Une troisième comparaison porte sur la force indomptable de la langue, à laquelle il a été fait allusion dès les premières lignes de ce morceau. L'homme qui est parvenu à maîtriser tous les êtres qui l'entourent, échoue incessamment dans ses efforts quand il doit brider sa langue. Comme exemple des écarts de cette dernière, l'apôtre signale ce fait à la fois singulier et déplorable, que les sentiments les plus divers et les plus contradictoires s'expriment par la langue, de sorte qu'évidemment l'un au moins doit être faux et condamnable, si ce n'est tous les deux. Car si la malédiction prononcée contre un semblable est un crime, la louange de Dieu prononcée simultanément ne peut être que le fruit de l'hypocrisie. Dieu est le père commun des hommes, créés tous à son image; comment donc accorder ces deux manifestations? (Matth. V, 24. 1 Jean IV, 20.) Les images et l'application ont ici une double portée: Deux effets contradictoires ne peuvent provenir d'une seule cause, et chaque cause a son effet correspondant. L'effet étant mauvais, la cause ne saurait être bonne; le cœur doit être mauvais aussi.

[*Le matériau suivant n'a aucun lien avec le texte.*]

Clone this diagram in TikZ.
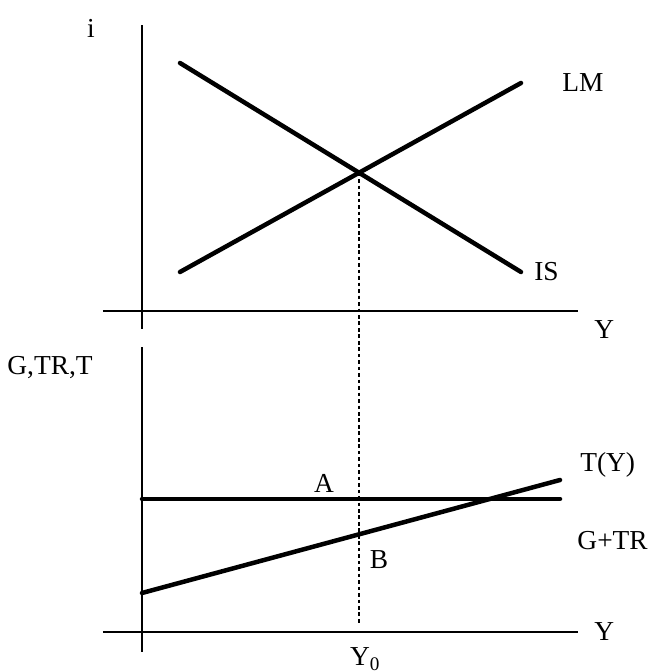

Le texte de ce morceau, comme en général celui des épîtres catholiques, présente beaucoup d'altérations, dans les manuscrits et dans les éditions. Nous l'avons traduit et commenté selon la forme adoptée par la critique moderne. Quant au style que nous avons qualifié de poétique, il est curieux de remarquer que la plupart des images dont se sert l'auteur se retrouvent dans la littérature profane, par la raison qu'elles sont très naturelles. Voyez, pour la bride et les chevaux, Xénophon (Gyrop. IV, 3, 3) et Sophocle (Antig. 477); pour le gouvernail, Lucrèce (IV, 899); les deux images combinées avec la langue humaine se trouvent textuellement dans l'Axiochus de Platon et dans Plutarque (de aud. poet., p. 33), ainsi que dans Philon (de agricult., p. 311); l'image de la forêt incendiée appartient déjà à Homère (Iliade XI, 155) et à Pindare (Pyth. III, 66), et celle des animaux domptés se lit dans les mêmes termes chez Sophocle dans l'Antigone (v. 332).

13 Qui d'entre vous est sage et intelligent? Qu'il en donne les preuves par une bonne conduite et par la douceur de sa sagesse! Mais si vous avez dans votre cœur un zèle acrimonieux et querelleur, n'allez point affecter une vaine gloriole et mentir ainsi contre la vérité. Ce n'est point là la sagesse qui vient d'en haut, mais une sagesse terrestre, sensuelle, diabolique.

16 Car là où il y a un zèle querelleur, il y a aussi du désordre et toutes sortes de mauvaises actions. La sagesse d'en haut est d'abord pure, ensuite pacifique, modérée, conciliante, pleine de charité et de bons procédés, éloignée de la duplicité et de l'hypocrisie. Le fruit de la justice est semé au moyen de la paix par ceux qui la maintiennent.

III, 13-18. Ceux qui prétendent instruire les autres doivent commencer par prouver qu'ils sont instruits eux-mêmes; il faut qu'ils fassent leurs preuves (litt.: (qu'ils montrent leurs, œuvres); car ce sont les œuvres qui font connaître les pensées et les sentiments. Cette nouvelle antithèse entre la sagesse accompagnée de douceur, et l'esprit de dispute, cette mention de la vaine gloriole opposée à la vérité, fait voir encore une fois qu'il ne s'agit pas des abus de la parole dans le sens des devoirs sociaux en général, mais dans l'application toute spéciale à l'enseignement. Or, la preuve qui doit démontrer qu'on est qualifié pour instruire les autres, c'est tout juste l’opposé de ce que l'auteur a décrit jusque-là. Ce n'est pas l'abus de la langue, mais la pratique du devoir, la bonne conduite; ce n'est pas l'amertume du cœur et l'esprit de dispute, mais la douceur qui caractérisera le genre de sagesse (ou de savoir) qu'on veut faire valoir. Un docteur chrétien qui se laisserait inspirer par ce mauvais esprit, mentirait contre la vérité, car cet esprit est incompatible avec sa mission; il s'arrogerait, par suite d'une fausse appréciation de lui-même, des fonctions qu'il serait incapable de remplir dignement. Sans doute, la sagesse est la condition indispensable pour qui veut instruire les autres, mais il y a deux sortes de sagesse: Celle qui vient de la terre, de la disposition naturelle de l'homme non régénéré, de ses affections charnelles ou animales (1 Cor. II, 14; III, 1) et, à vrai dire, du diable, pousse à l'acrimonie, à la querelle, à la controverse, elle détruit au lieu d'édifier. Celle qui vient du ciel est avant tout pure de pareils alliages, et par conséquent elle se manifeste par les caractères opposés à ceux qui viennent d'être nommés. Ils se résument dans la notion de la paix, que l'apôtre estime être assurée là où la langue ne la trouble pas. Il compare cette paix (considérée d'abord comme une qualité morale, ensuite comme un état social) à une semence d'où provient un fruit doux et salutaire, et ce fruit est Id. Justice, c'est-à-dire cet état normal auquel Dieu prend plaisir et auquel le chrétien doit tendre.